* START Data *

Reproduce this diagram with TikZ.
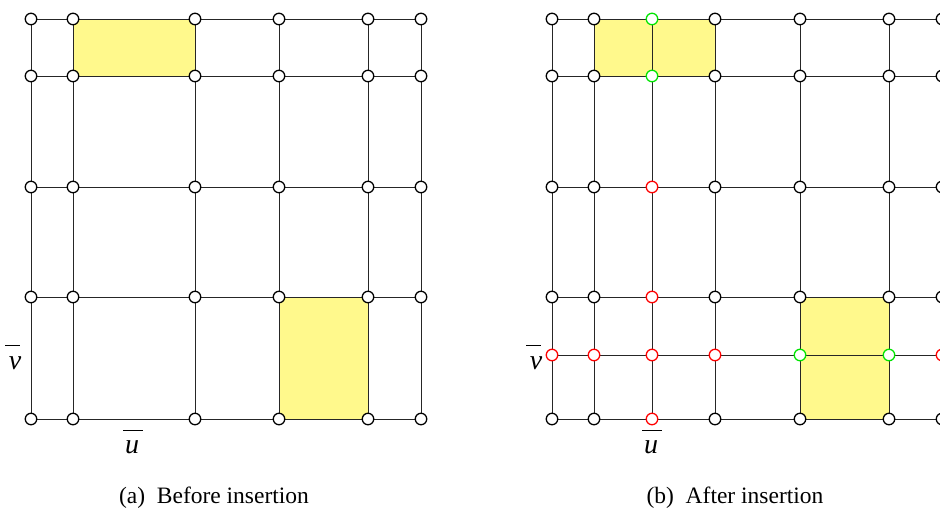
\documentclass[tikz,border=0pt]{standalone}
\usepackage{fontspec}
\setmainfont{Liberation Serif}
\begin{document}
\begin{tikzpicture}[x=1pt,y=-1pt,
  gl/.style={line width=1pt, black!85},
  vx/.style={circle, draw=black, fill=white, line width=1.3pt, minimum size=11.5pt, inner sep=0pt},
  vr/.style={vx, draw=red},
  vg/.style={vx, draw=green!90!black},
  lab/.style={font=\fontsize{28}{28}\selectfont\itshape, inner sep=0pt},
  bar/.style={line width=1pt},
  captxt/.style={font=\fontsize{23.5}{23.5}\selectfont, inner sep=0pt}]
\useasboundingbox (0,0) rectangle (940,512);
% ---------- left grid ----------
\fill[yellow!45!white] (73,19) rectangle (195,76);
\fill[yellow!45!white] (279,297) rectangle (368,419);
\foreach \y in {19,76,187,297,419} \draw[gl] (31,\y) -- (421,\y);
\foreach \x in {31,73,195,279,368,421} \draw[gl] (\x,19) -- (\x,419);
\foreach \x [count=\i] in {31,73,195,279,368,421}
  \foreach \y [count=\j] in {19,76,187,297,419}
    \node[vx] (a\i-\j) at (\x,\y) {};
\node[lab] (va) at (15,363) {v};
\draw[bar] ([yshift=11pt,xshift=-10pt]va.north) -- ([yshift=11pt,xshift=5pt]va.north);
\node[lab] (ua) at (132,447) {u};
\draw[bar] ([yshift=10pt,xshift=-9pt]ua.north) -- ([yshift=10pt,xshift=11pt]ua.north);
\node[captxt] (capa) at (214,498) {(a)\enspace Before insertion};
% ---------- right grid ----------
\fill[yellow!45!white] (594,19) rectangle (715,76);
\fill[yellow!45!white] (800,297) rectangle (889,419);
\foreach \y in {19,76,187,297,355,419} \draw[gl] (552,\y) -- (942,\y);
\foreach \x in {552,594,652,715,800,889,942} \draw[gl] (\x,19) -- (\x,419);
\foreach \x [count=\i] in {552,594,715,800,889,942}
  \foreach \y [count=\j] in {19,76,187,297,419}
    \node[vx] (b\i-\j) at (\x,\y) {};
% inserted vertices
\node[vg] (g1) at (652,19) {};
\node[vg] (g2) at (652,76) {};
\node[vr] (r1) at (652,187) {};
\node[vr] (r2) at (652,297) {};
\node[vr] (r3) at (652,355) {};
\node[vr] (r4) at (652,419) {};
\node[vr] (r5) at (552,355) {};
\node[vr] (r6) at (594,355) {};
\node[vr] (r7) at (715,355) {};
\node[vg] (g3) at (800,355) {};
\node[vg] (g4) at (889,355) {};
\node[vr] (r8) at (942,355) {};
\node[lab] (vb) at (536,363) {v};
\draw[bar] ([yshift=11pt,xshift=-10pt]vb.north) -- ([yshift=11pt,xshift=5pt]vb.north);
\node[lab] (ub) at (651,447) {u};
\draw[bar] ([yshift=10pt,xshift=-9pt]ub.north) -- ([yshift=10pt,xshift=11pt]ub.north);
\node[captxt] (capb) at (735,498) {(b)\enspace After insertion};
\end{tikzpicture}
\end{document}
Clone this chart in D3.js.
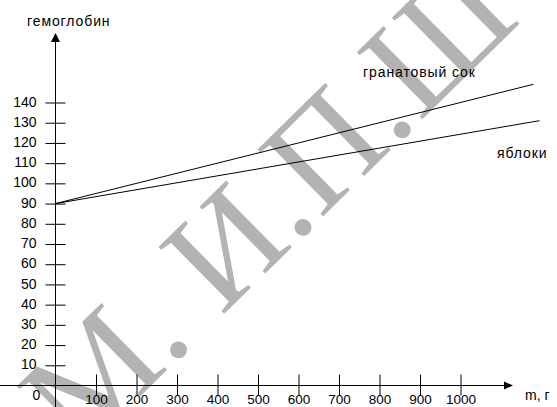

* END Data *

● **The request**
On how many lines does the word "this" appear? Answer with only the number.

● **Response below**
2